Tra il 18 ed il 19 ottobre, inoltre, Medvedev incontrerà a Deauville, in Francia, Nicolas Sarkozy ed Angela Merkel, per discutere di temi strettamente collegati al progetto di una nuova architettura di sicurezza europea che il presidente coltiva dalla sua entrata in carica, oltre che dell’agenda dei lavori in programma al prossimo G20 di Seul. Anche in questo caso, il formato dell’appuntamento pare ricalcare quello di altri incontri promossi da Putin dal 2003 in poi. Il fatto che l’Italia ne sia rimasta fuori sembra legato alla scarsa autonomia dagli Stati Uniti ed alla fedeltà alla cornice atlantica di cui Roma ha dato dimostrazione nella sfera della sicurezza, anche in occasione della ministeriale Nato svoltasi a Tallinn nella primavera scorsa, schierandosi contro l’ipotesi di rimuovere le testate nucleari tattiche Usa dall’Europa, che era invece caldeggiata dalla Germania.

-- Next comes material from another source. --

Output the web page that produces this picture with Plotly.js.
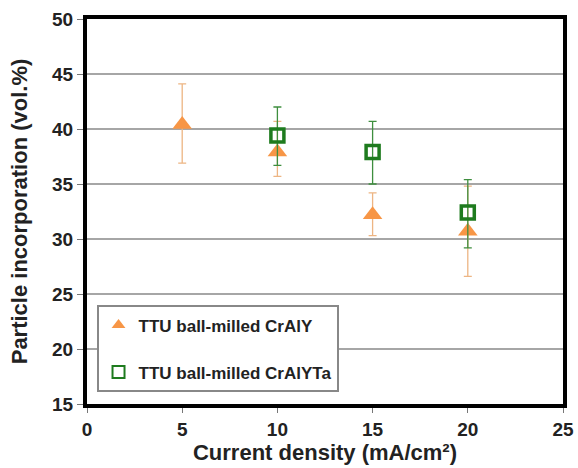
<!DOCTYPE html>
<html><head><meta charset="utf-8">
<script src="https://cdn.plot.ly/plotly-3.0.1.min.js"></script>
<style>html,body{margin:0;padding:0;background:#fff}#c{width:578px;height:468px}</style>
</head><body><div id="c"></div>
<script>
const xCrAlY = [5, 10, 15, 20];
const yCrAlY = [40.4, 37.9, 32.2, 30.7];
const errUpCrAlY = [3.7, 2.8, 2.0, 4.1];
const errDownCrAlY = [3.5, 2.2, 1.9, 4.1];

const xCrAlYTa = [10, 15, 20];
const yCrAlYTa = [39.4, 37.9, 32.4];
const errUpCrAlYTa = [2.6, 2.8, 3.0];
const errDownCrAlYTa = [2.7, 2.9, 3.2];

const traces = [
  {x: xCrAlY, y: yCrAlY, type: 'scatter', mode: 'markers', name: 'TTU ball-milled CrAlY',
   legendgroup: 'a',
   marker: {symbol: 'triangle-up', size: 17, color: '#F79646'},
   error_y: {type: 'data', array: errUpCrAlY, arrayminus: errDownCrAlY, color: '#EDB583', thickness: 1.3, width: 4}},
  {x: xCrAlYTa, y: yCrAlYTa, type: 'scatter', mode: 'markers', name: 'TTU ball-milled CrAlYTa',
   legendgroup: 'b',
   marker: {symbol: 'square-open', size: 13, color: '#1E7B1E', line: {width: 3.5, color: '#1E7B1E'}},
   error_y: {type: 'data', array: errUpCrAlYTa, arrayminus: errDownCrAlYTa, color: '#3E8E3E', thickness: 1.3, width: 4}}
];

const layout = {
  width: 578, height: 468,
  margin: {l: 87, r: 15, t: 19, b: 64},
  paper_bgcolor: '#fff', plot_bgcolor: '#fff',
  font: {family: 'Liberation Sans, Arial, sans-serif', color: '#222'},
  showlegend: true,
  legend: {x: 0.02, y: 0.03, xanchor: 'left', yanchor: 'bottom', bgcolor: '#fff',
    bordercolor: '#888', borderwidth: 2, tracegroupgap: 22, itemsizing: 'constant',
    font: {size: 17, family: 'Liberation Sans, Arial, sans-serif', weight: 'bold', color: '#222'}},
  xaxis: {range: [0, 25], dtick: 5, tick0: 0, showgrid: false, zeroline: false,
    showline: true, mirror: true, linecolor: '#000', linewidth: 4,
    ticks: 'outside', ticklen: 5, tickcolor: '#777',
    tickfont: {size: 19, weight: 'bold', color: '#222'},
    title: {text: 'Current density (mA/cm²)', font: {size: 22, weight: 'bold', color: '#222'}, standoff: 5}},
  yaxis: {range: [15, 50], dtick: 5, tick0: 15, showgrid: true, gridcolor: '#A6A6A6', gridwidth: 1.2,
    zeroline: false, showline: true, mirror: true, linecolor: '#000', linewidth: 4,
    ticks: 'outside', ticklen: 6, tickcolor: '#777',
    tickfont: {size: 19, weight: 'bold', color: '#222'},
    title: {text: 'Particle incorporation (vol.%)', font: {size: 22, weight: 'bold', color: '#222'}, standoff: 19}}
};
Plotly.newPlot('c', traces, layout, {displayModeBar: false, staticPlot: true});
</script></body></html>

E’ comunque evidente come la competizione tra i due maggiori centri del potere russo possa ad un dato momento comportare delle scelte. Putin è stato l’interlocutore privilegiato di molti autorevoli leader europei, inclusi il presidente francese e lo stesso presidente del Consiglio italiano, Silvio Berlusconi. L’attuale inquilino del Cremlino ambisce ad affiancarlo e rimpiazzarlo gradualmente in questa funzione. Il capo del governo italiano ha avuto buon gioco nel sostenere finora che la propria posizione istituzionale gli impone di intrattenere rapporti privilegiati con il suo omologo a Mosca. Ma non è detto che gli altri maggiori leader occidentali faranno la stessa cosa. Sarà interessante, in particolare, osservare come si muoverà il presidente Usa, Barack Obama, che non dovrebbe tardare a percepire l’opportunità che si sta materializzando per recuperare influenza in Russia.